Por Julio E. Chiappini


El Presidente de Chile escuchó. Incluso pidió perdón. Y se puso manos a la obra: retrotrajo el aumento del transporte determinado por una comisión técnica; propuso aumentar impuestos; mejoró ligeramente la pensión solidaria.

Nada de eso, como era de esperar, detuvo las manifestaciones ni mucho menos la delincuencia organizada y oportunista. Ello no sorprende, pues el enfoque del Presidente está mal emplazado: el problema no es económico. Chile ha crecido hasta ubicarse a la cabeza de América Latina. El ingreso de todos los chilenos, en todas las clases sociales, es muy superior al de hace unos años y al de sus vecinos. La pobreza está en mínimos históricos.

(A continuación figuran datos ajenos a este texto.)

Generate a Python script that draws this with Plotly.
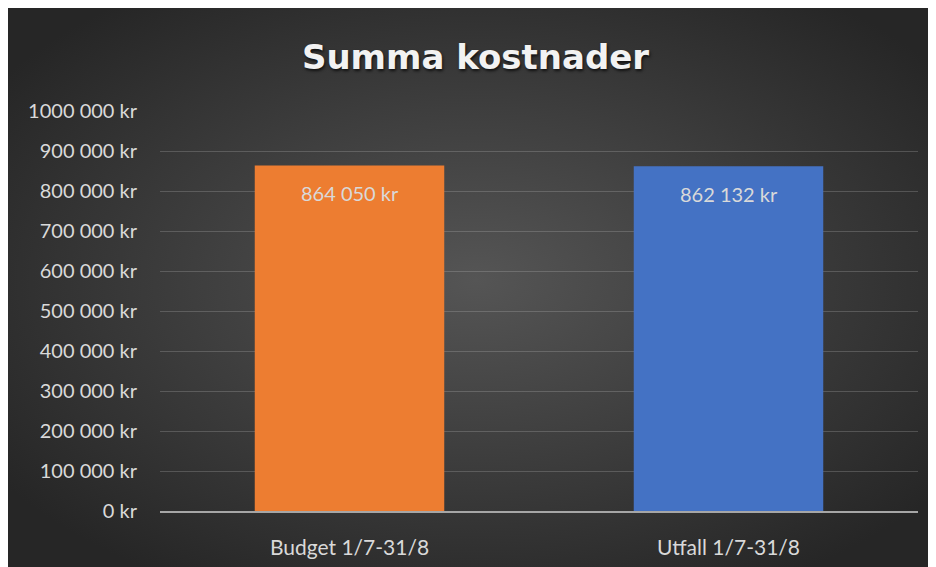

Pero no todo funciona tan bien. Desde 2005 a 2017, estadísticas oficiales en mano, la delincuencia patrimonial violenta creció alrededor del 35%. El Estado ha descuidado, cifras mediante, la seguridad pública. Si no se remedia, si no se convocan penalistas y criminólogos de primer nivel, si no se actualiza el vetusto Código Penal de 1874, si no se designan jueces y funcionarios penales responsables, vendrá una masacre por goteo de la delincuencia y el narcotráfico contra la sociedad civil.

Este octubre de 2019 fue una explosión de ello: saqueos, robos, incendios, atentados a la autoridad, estragos, incluso exhibiciones impúdicas en la vía pública. ¿Qué reclamación económica racional puede desprenderse de dicho caos y destrucción? Ninguna. Simplemente un turba de desenfreno y anarquía, ante un Estado incapaz, desbordado y atado de manos para responder apropiadamente. La efectiva garantía de los derechos (vida, propiedad, seguridad) es, a su vez, un derecho humano que el Estado debe garantizar con la fuerza si es necesario.

Se debe, por lo tanto, variar la respuesta al problema. Restaurar la seguridad pública, las facultades y el respeto a las fuerzas del orden, modernizar el sistema penal. Allí reside la urgencia, no en lo demás en que Chile ha sido exitoso.